> _Problem to solve_
Return all entries precisely as they stand, without the images.

Figure scripts
>> START

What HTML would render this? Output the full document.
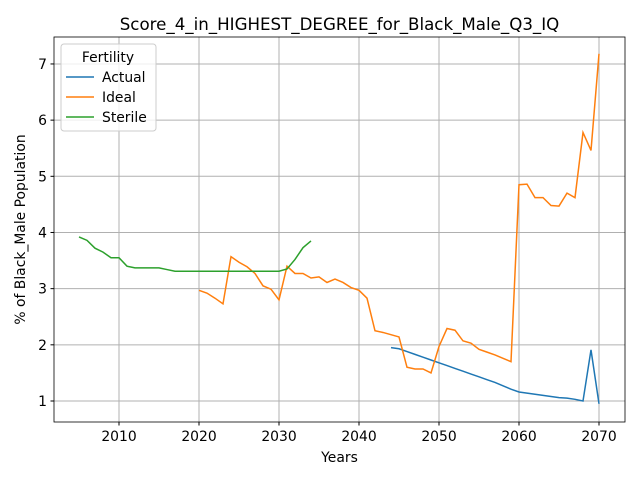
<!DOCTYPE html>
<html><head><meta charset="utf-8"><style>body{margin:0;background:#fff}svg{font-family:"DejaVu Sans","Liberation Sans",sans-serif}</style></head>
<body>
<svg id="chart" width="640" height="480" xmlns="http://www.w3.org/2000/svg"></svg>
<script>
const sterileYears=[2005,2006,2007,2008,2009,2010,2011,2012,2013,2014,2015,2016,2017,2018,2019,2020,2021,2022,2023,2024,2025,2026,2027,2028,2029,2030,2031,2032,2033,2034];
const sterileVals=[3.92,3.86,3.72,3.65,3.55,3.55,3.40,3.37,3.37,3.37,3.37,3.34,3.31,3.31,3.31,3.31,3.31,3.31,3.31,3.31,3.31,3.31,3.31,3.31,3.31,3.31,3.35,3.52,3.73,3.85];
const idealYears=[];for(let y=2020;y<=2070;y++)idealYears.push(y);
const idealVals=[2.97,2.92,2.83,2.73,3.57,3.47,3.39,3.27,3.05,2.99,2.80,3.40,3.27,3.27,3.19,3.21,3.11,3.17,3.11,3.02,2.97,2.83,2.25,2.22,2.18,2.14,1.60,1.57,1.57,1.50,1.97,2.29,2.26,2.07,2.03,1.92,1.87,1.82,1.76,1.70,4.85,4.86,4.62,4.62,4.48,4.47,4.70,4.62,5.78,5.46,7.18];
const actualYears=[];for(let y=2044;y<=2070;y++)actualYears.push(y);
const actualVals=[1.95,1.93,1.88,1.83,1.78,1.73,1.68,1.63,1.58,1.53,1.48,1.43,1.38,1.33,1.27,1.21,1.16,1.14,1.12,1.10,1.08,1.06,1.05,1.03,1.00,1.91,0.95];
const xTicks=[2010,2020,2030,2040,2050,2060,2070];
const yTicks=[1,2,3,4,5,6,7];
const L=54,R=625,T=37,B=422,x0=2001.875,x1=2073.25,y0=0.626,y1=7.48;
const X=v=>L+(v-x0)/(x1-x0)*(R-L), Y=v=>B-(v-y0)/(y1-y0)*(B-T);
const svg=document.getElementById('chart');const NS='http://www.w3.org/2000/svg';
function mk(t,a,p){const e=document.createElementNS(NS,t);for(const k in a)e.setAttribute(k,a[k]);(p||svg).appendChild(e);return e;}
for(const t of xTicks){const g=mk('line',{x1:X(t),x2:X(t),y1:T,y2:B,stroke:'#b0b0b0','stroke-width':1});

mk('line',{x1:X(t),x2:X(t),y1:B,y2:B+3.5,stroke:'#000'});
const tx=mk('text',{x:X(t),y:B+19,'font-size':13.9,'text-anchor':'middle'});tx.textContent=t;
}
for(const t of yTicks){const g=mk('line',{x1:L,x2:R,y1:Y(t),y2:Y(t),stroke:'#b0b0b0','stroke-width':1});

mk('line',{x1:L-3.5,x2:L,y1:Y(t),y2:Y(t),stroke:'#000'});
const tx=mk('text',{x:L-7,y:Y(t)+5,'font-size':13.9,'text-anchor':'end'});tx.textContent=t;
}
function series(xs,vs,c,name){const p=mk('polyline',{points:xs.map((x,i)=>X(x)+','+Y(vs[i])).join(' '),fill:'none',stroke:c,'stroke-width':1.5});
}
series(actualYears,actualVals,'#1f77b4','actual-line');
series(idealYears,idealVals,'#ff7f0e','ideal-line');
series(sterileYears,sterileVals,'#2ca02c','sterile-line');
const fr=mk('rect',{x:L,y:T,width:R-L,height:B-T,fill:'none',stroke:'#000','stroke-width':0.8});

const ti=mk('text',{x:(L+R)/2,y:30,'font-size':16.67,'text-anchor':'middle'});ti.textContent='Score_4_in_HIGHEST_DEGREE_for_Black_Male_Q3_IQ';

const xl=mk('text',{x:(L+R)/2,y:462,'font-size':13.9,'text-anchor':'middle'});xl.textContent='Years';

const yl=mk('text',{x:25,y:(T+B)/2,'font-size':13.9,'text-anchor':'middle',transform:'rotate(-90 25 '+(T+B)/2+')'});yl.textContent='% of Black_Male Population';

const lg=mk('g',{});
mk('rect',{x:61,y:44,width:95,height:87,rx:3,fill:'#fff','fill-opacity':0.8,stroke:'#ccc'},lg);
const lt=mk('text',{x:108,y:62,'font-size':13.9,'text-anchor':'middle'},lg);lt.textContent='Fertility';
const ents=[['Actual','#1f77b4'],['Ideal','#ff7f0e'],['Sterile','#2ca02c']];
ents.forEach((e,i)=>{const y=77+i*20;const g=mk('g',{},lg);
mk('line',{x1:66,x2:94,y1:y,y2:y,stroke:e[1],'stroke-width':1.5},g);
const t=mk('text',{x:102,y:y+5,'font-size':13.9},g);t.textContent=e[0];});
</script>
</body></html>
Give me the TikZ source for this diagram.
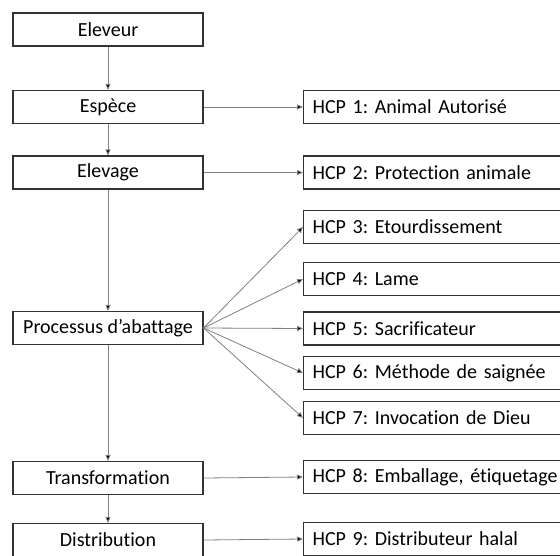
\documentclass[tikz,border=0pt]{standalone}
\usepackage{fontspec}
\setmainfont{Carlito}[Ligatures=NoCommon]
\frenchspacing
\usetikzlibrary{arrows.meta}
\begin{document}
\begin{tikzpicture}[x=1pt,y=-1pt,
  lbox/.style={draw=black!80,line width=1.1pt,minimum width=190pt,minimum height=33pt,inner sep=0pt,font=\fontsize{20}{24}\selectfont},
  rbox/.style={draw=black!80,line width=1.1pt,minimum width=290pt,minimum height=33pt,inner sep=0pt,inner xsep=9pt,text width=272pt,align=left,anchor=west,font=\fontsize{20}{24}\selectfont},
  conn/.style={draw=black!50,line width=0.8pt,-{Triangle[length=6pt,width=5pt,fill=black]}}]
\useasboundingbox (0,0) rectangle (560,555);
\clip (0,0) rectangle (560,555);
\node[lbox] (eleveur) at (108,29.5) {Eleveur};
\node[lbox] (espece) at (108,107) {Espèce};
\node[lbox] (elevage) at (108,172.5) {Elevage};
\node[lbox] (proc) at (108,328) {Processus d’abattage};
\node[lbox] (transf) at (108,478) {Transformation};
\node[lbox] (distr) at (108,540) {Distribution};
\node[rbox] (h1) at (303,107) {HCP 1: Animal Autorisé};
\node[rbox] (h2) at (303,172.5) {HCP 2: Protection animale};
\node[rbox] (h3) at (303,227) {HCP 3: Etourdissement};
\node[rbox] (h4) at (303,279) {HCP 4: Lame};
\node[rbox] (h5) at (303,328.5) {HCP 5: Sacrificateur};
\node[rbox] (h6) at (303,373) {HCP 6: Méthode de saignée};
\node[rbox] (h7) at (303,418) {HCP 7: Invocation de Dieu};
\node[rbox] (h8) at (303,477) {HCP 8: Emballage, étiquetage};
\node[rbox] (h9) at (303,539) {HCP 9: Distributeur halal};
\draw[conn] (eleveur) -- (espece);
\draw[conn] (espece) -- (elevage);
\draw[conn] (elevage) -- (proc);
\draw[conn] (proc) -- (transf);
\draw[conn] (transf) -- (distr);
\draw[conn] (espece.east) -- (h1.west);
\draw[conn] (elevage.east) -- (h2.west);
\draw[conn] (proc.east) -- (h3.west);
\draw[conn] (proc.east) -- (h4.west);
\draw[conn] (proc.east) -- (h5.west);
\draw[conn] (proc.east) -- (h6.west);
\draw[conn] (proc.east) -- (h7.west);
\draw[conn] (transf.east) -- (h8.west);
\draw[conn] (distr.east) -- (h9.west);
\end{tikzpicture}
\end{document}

>> END

> _Correct output_
What HTML would render this? Output the full document.
<!DOCTYPE html>
<html><head><meta charset="utf-8"><style>body{margin:0;background:#fff}svg{font-family:"DejaVu Sans","Liberation Sans",sans-serif}</style></head>
<body>
<svg id="chart" width="640" height="480" xmlns="http://www.w3.org/2000/svg"></svg>
<script>
const sterileYears=[2005,2006,2007,2008,2009,2010,2011,2012,2013,2014,2015,2016,2017,2018,2019,2020,2021,2022,2023,2024,2025,2026,2027,2028,2029,2030,2031,2032,2033,2034];
const sterileVals=[3.92,3.86,3.72,3.65,3.55,3.55,3.40,3.37,3.37,3.37,3.37,3.34,3.31,3.31,3.31,3.31,3.31,3.31,3.31,3.31,3.31,3.31,3.31,3.31,3.31,3.31,3.35,3.52,3.73,3.85];
const idealYears=[];for(let y=2020;y<=2070;y++)idealYears.push(y);
const idealVals=[2.97,2.92,2.83,2.73,3.57,3.47,3.39,3.27,3.05,2.99,2.80,3.40,3.27,3.27,3.19,3.21,3.11,3.17,3.11,3.02,2.97,2.83,2.25,2.22,2.18,2.14,1.60,1.57,1.57,1.50,1.97,2.29,2.26,2.07,2.03,1.92,1.87,1.82,1.76,1.70,4.85,4.86,4.62,4.62,4.48,4.47,4.70,4.62,5.78,5.46,7.18];
const actualYears=[];for(let y=2044;y<=2070;y++)actualYears.push(y);
const actualVals=[1.95,1.93,1.88,1.83,1.78,1.73,1.68,1.63,1.58,1.53,1.48,1.43,1.38,1.33,1.27,1.21,1.16,1.14,1.12,1.10,1.08,1.06,1.05,1.03,1.00,1.91,0.95];
const xTicks=[2010,2020,2030,2040,2050,2060,2070];
const yTicks=[1,2,3,4,5,6,7];
const L=54,R=625,T=37,B=422,x0=2001.875,x1=2073.25,y0=0.626,y1=7.48;
const X=v=>L+(v-x0)/(x1-x0)*(R-L), Y=v=>B-(v-y0)/(y1-y0)*(B-T);
const svg=document.getElementById('chart');const NS='http://www.w3.org/2000/svg';
function mk(t,a,p){const e=document.createElementNS(NS,t);for(const k in a)e.setAttribute(k,a[k]);(p||svg).appendChild(e);return e;}
for(const t of xTicks){const g=mk('line',{x1:X(t),x2:X(t),y1:T,y2:B,stroke:'#b0b0b0','stroke-width':1});

mk('line',{x1:X(t),x2:X(t),y1:B,y2:B+3.5,stroke:'#000'});
const tx=mk('text',{x:X(t),y:B+19,'font-size':13.9,'text-anchor':'middle'});tx.textContent=t;
}
for(const t of yTicks){const g=mk('line',{x1:L,x2:R,y1:Y(t),y2:Y(t),stroke:'#b0b0b0','stroke-width':1});

mk('line',{x1:L-3.5,x2:L,y1:Y(t),y2:Y(t),stroke:'#000'});
const tx=mk('text',{x:L-7,y:Y(t)+5,'font-size':13.9,'text-anchor':'end'});tx.textContent=t;
}
function series(xs,vs,c,name){const p=mk('polyline',{points:xs.map((x,i)=>X(x)+','+Y(vs[i])).join(' '),fill:'none',stroke:c,'stroke-width':1.5});
}
series(actualYears,actualVals,'#1f77b4','actual-line');
series(idealYears,idealVals,'#ff7f0e','ideal-line');
series(sterileYears,sterileVals,'#2ca02c','sterile-line');
const fr=mk('rect',{x:L,y:T,width:R-L,height:B-T,fill:'none',stroke:'#000','stroke-width':0.8});

const ti=mk('text',{x:(L+R)/2,y:30,'font-size':16.67,'text-anchor':'middle'});ti.textContent='Score_4_in_HIGHEST_DEGREE_for_Black_Male_Q3_IQ';

const xl=mk('text',{x:(L+R)/2,y:462,'font-size':13.9,'text-anchor':'middle'});xl.textContent='Years';

const yl=mk('text',{x:25,y:(T+B)/2,'font-size':13.9,'text-anchor':'middle',transform:'rotate(-90 25 '+(T+B)/2+')'});yl.textContent='% of Black_Male Population';

const lg=mk('g',{});
mk('rect',{x:61,y:44,width:95,height:87,rx:3,fill:'#fff','fill-opacity':0.8,stroke:'#ccc'},lg);
const lt=mk('text',{x:108,y:62,'font-size':13.9,'text-anchor':'middle'},lg);lt.textContent='Fertility';
const ents=[['Actual','#1f77b4'],['Ideal','#ff7f0e'],['Sterile','#2ca02c']];
ents.forEach((e,i)=>{const y=77+i*20;const g=mk('g',{},lg);
mk('line',{x1:66,x2:94,y1:y,y2:y,stroke:e[1],'stroke-width':1.5},g);
const t=mk('text',{x:102,y:y+5,'font-size':13.9},g);t.textContent=e[0];});
</script>
</body></html>
Give me the TikZ source for this diagram.
\documentclass[tikz,border=0pt]{standalone}
\usepackage{fontspec}
\setmainfont{Carlito}[Ligatures=NoCommon]
\frenchspacing
\usetikzlibrary{arrows.meta}
\begin{document}
\begin{tikzpicture}[x=1pt,y=-1pt,
  lbox/.style={draw=black!80,line width=1.1pt,minimum width=190pt,minimum height=33pt,inner sep=0pt,font=\fontsize{20}{24}\selectfont},
  rbox/.style={draw=black!80,line width=1.1pt,minimum width=290pt,minimum height=33pt,inner sep=0pt,inner xsep=9pt,text width=272pt,align=left,anchor=west,font=\fontsize{20}{24}\selectfont},
  conn/.style={draw=black!50,line width=0.8pt,-{Triangle[length=6pt,width=5pt,fill=black]}}]
\useasboundingbox (0,0) rectangle (560,555);
\clip (0,0) rectangle (560,555);
\node[lbox] (eleveur) at (108,29.5) {Eleveur};
\node[lbox] (espece) at (108,107) {Espèce};
\node[lbox] (elevage) at (108,172.5) {Elevage};
\node[lbox] (proc) at (108,328) {Processus d’abattage};
\node[lbox] (transf) at (108,478) {Transformation};
\node[lbox] (distr) at (108,540) {Distribution};
\node[rbox] (h1) at (303,107) {HCP 1: Animal Autorisé};
\node[rbox] (h2) at (303,172.5) {HCP 2: Protection animale};
\node[rbox] (h3) at (303,227) {HCP 3: Etourdissement};
\node[rbox] (h4) at (303,279) {HCP 4: Lame};
\node[rbox] (h5) at (303,328.5) {HCP 5: Sacrificateur};
\node[rbox] (h6) at (303,373) {HCP 6: Méthode de saignée};
\node[rbox] (h7) at (303,418) {HCP 7: Invocation de Dieu};
\node[rbox] (h8) at (303,477) {HCP 8: Emballage, étiquetage};
\node[rbox] (h9) at (303,539) {HCP 9: Distributeur halal};
\draw[conn] (eleveur) -- (espece);
\draw[conn] (espece) -- (elevage);
\draw[conn] (elevage) -- (proc);
\draw[conn] (proc) -- (transf);
\draw[conn] (transf) -- (distr);
\draw[conn] (espece.east) -- (h1.west);
\draw[conn] (elevage.east) -- (h2.west);
\draw[conn] (proc.east) -- (h3.west);
\draw[conn] (proc.east) -- (h4.west);
\draw[conn] (proc.east) -- (h5.west);
\draw[conn] (proc.east) -- (h6.west);
\draw[conn] (proc.east) -- (h7.west);
\draw[conn] (transf.east) -- (h8.west);
\draw[conn] (distr.east) -- (h9.west);
\end{tikzpicture}
\end{document}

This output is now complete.